Another problem this dictionary has is the inability to find in the Russian-English section every Russian word used as a definition in the English-Russian section, and vice versa. This feature is called "mirroring" and is a sign of a good bilingual dictionary. Since this dictionary consists of two independent sections, they do not mirror each other at all. Therefore, when one needs to clarify the definition by performing the reverse lookup, this dictionary often fails.

The positives of this dictionary is the stress marks and grammar clues given for English speakers in a concise and effective way as well as the flexi-cover that protects the dictionary better than regular paperback. Unfortunately, the binding is not heavy duty, and pages start coming loose after moderate use. (It happened to me, but it may have been a defective copy).

Summary: This dictionary used to be the only choice for those going on a travel to Russia and needing a Russian-English-Russian pocket dictionary featuring Russian pronunciation and grammar.

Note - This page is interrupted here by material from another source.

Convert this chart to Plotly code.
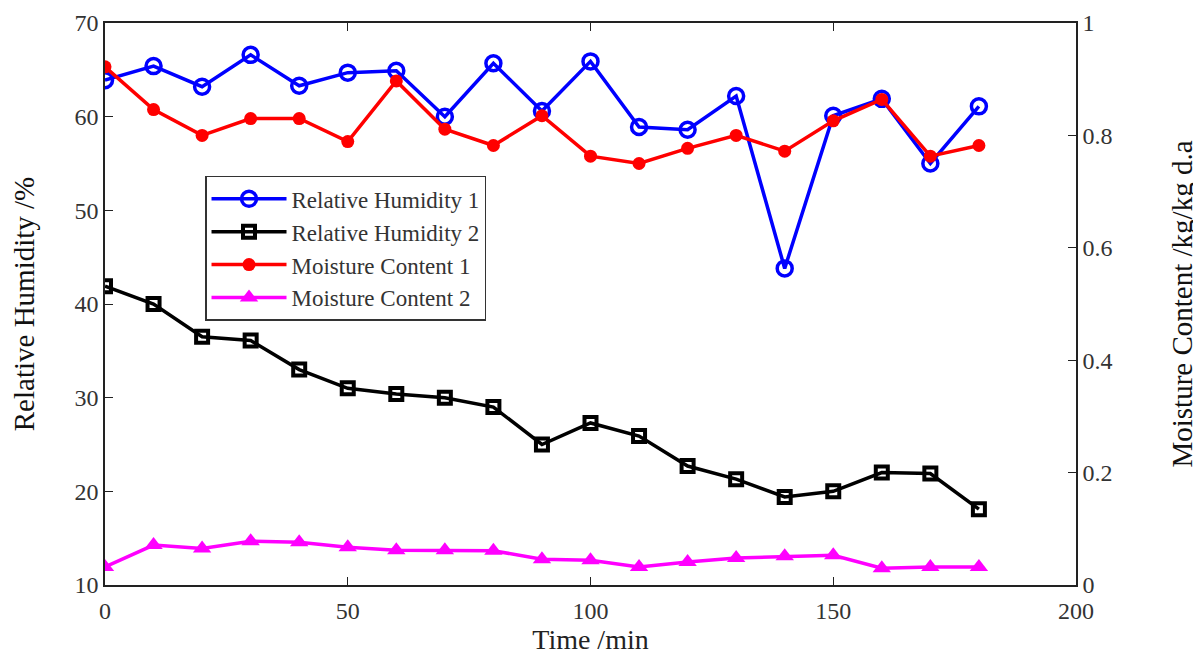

Langenscheidt came up with a new edition of a pocket Russian-English-Russian dictionary in 2001(ISBN: 1585730580, the cover says "New"), which seems to have gotten rid of the Romanov's section. Hopefully, the new edition is better than this one.

For those living in North America and wishing to study Russian as well as for Russians who want to learn American English, I would recommend Kenneth Katzner's English-Russian Russian-English dictionary (ISBN: 0471017078) along with a good grammar book. (For Russians I would also recommend a Longman Dictionary of American English -- pocket or full size -- for American pronunciation and simple definitions in English). This combination may be too bulky for traveling, but it provides better knowledge base for serious language study.